## Requirements
Please retype the data in full and exactly; the pictures are not part of the copy.
* * * * * * *
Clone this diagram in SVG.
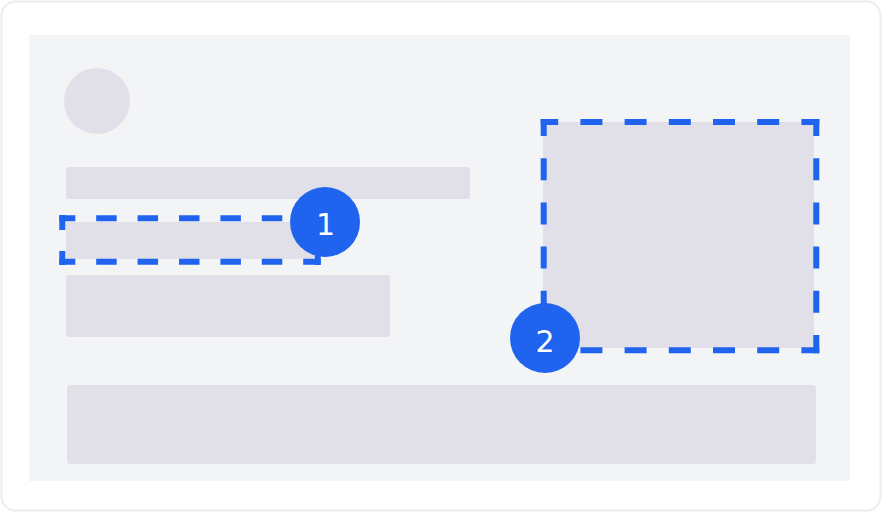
<svg xmlns="http://www.w3.org/2000/svg" width="882" height="512" viewBox="0 0 882 512">
  <style>
    .ph { fill: #e1e0e8; }
    .sel { stroke: #1f63ee; stroke-width: 6; fill: none; stroke-linecap: butt; }
    .selA { stroke-dasharray: 20.5 20.9; }
    .selB { stroke-dasharray: 22 22.2; }
    .badge { fill: #1f63ee; }
    .badge-text { fill: #ffffff; font-family: "DejaVu Sans", "Noto Sans", sans-serif; font-size: 30px; font-weight: normal; text-anchor: middle; }
  </style>
  <g id="card">
    <rect x="1.5" y="1.5" width="879" height="509" rx="14" ry="14" fill="#ffffff" stroke="#ececef" stroke-width="2"/>
    <rect x="29" y="35" width="821" height="446" fill="#f3f4f6"/>
  </g>
  <g id="avatar">
    <circle cx="97" cy="101" r="33" class="ph"/>
  </g>
  <g id="title-bar">
    <rect x="66" y="167" width="404" height="32" rx="3" class="ph"/>
  </g>
  <g id="field-1">
    <rect x="66" y="222" width="248" height="37" rx="2" class="ph"/>
    <line class="sel selA" x1="59.3" y1="218.3" x2="320.7" y2="218.3" stroke-dashoffset="4.5"/>
    <line class="sel selA" x1="59.3" y1="261.7" x2="320.7" y2="261.7" stroke-dashoffset="4.5"/>
    <line class="sel selA" x1="62.3" y1="215" x2="62.3" y2="265" stroke-dashoffset="5.5"/>
    <line class="sel selA" x1="317.7" y1="215" x2="317.7" y2="265" stroke-dashoffset="5.5"/>
  </g>
  <g id="text-block">
    <rect x="66" y="275" width="324" height="62" rx="3" class="ph"/>
  </g>
  <g id="media">
    <rect x="543" y="122" width="271" height="226" class="ph"/>
    <line class="sel selB" x1="540.7" y1="122" x2="819.3" y2="122" stroke-dashoffset="4.5"/>
    <line class="sel selB" x1="540.7" y1="350.3" x2="819.3" y2="350.3" stroke-dashoffset="4.5"/>
    <line class="sel selB" x1="543.7" y1="119" x2="543.7" y2="353.3" stroke-dashoffset="5"/>
    <line class="sel selB" x1="816.3" y1="119" x2="816.3" y2="353.3" stroke-dashoffset="5"/>
  </g>
  <g id="footer-bar">
    <rect x="67" y="385" width="749" height="79" rx="3" class="ph"/>
  </g>
  <g id="connectors"></g>
  <g id="badge-1">
    <circle cx="325" cy="222" r="35" class="badge"/>
    <text x="325.5" y="235" class="badge-text">1</text>
  </g>
  <g id="badge-2">
    <circle cx="545" cy="338" r="35" class="badge"/>
    <text x="545" y="351.5" class="badge-text">2</text>
  </g>
</svg>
* * * * * * *
## Response to the task
Clone this diagram in SVG.
<svg xmlns="http://www.w3.org/2000/svg" width="882" height="512" viewBox="0 0 882 512">
  <style>
    .ph { fill: #e1e0e8; }
    .sel { stroke: #1f63ee; stroke-width: 6; fill: none; stroke-linecap: butt; }
    .selA { stroke-dasharray: 20.5 20.9; }
    .selB { stroke-dasharray: 22 22.2; }
    .badge { fill: #1f63ee; }
    .badge-text { fill: #ffffff; font-family: "DejaVu Sans", "Noto Sans", sans-serif; font-size: 30px; font-weight: normal; text-anchor: middle; }
  </style>
  <g id="card">
    <rect x="1.5" y="1.5" width="879" height="509" rx="14" ry="14" fill="#ffffff" stroke="#ececef" stroke-width="2"/>
    <rect x="29" y="35" width="821" height="446" fill="#f3f4f6"/>
  </g>
  <g id="avatar">
    <circle cx="97" cy="101" r="33" class="ph"/>
  </g>
  <g id="title-bar">
    <rect x="66" y="167" width="404" height="32" rx="3" class="ph"/>
  </g>
  <g id="field-1">
    <rect x="66" y="222" width="248" height="37" rx="2" class="ph"/>
    <line class="sel selA" x1="59.3" y1="218.3" x2="320.7" y2="218.3" stroke-dashoffset="4.5"/>
    <line class="sel selA" x1="59.3" y1="261.7" x2="320.7" y2="261.7" stroke-dashoffset="4.5"/>
    <line class="sel selA" x1="62.3" y1="215" x2="62.3" y2="265" stroke-dashoffset="5.5"/>
    <line class="sel selA" x1="317.7" y1="215" x2="317.7" y2="265" stroke-dashoffset="5.5"/>
  </g>
  <g id="text-block">
    <rect x="66" y="275" width="324" height="62" rx="3" class="ph"/>
  </g>
  <g id="media">
    <rect x="543" y="122" width="271" height="226" class="ph"/>
    <line class="sel selB" x1="540.7" y1="122" x2="819.3" y2="122" stroke-dashoffset="4.5"/>
    <line class="sel selB" x1="540.7" y1="350.3" x2="819.3" y2="350.3" stroke-dashoffset="4.5"/>
    <line class="sel selB" x1="543.7" y1="119" x2="543.7" y2="353.3" stroke-dashoffset="5"/>
    <line class="sel selB" x1="816.3" y1="119" x2="816.3" y2="353.3" stroke-dashoffset="5"/>
  </g>
  <g id="footer-bar">
    <rect x="67" y="385" width="749" height="79" rx="3" class="ph"/>
  </g>
  <g id="connectors"></g>
  <g id="badge-1">
    <circle cx="325" cy="222" r="35" class="badge"/>
    <text x="325.5" y="235" class="badge-text">1</text>
  </g>
  <g id="badge-2">
    <circle cx="545" cy="338" r="35" class="badge"/>
    <text x="545" y="351.5" class="badge-text">2</text>
  </g>
</svg>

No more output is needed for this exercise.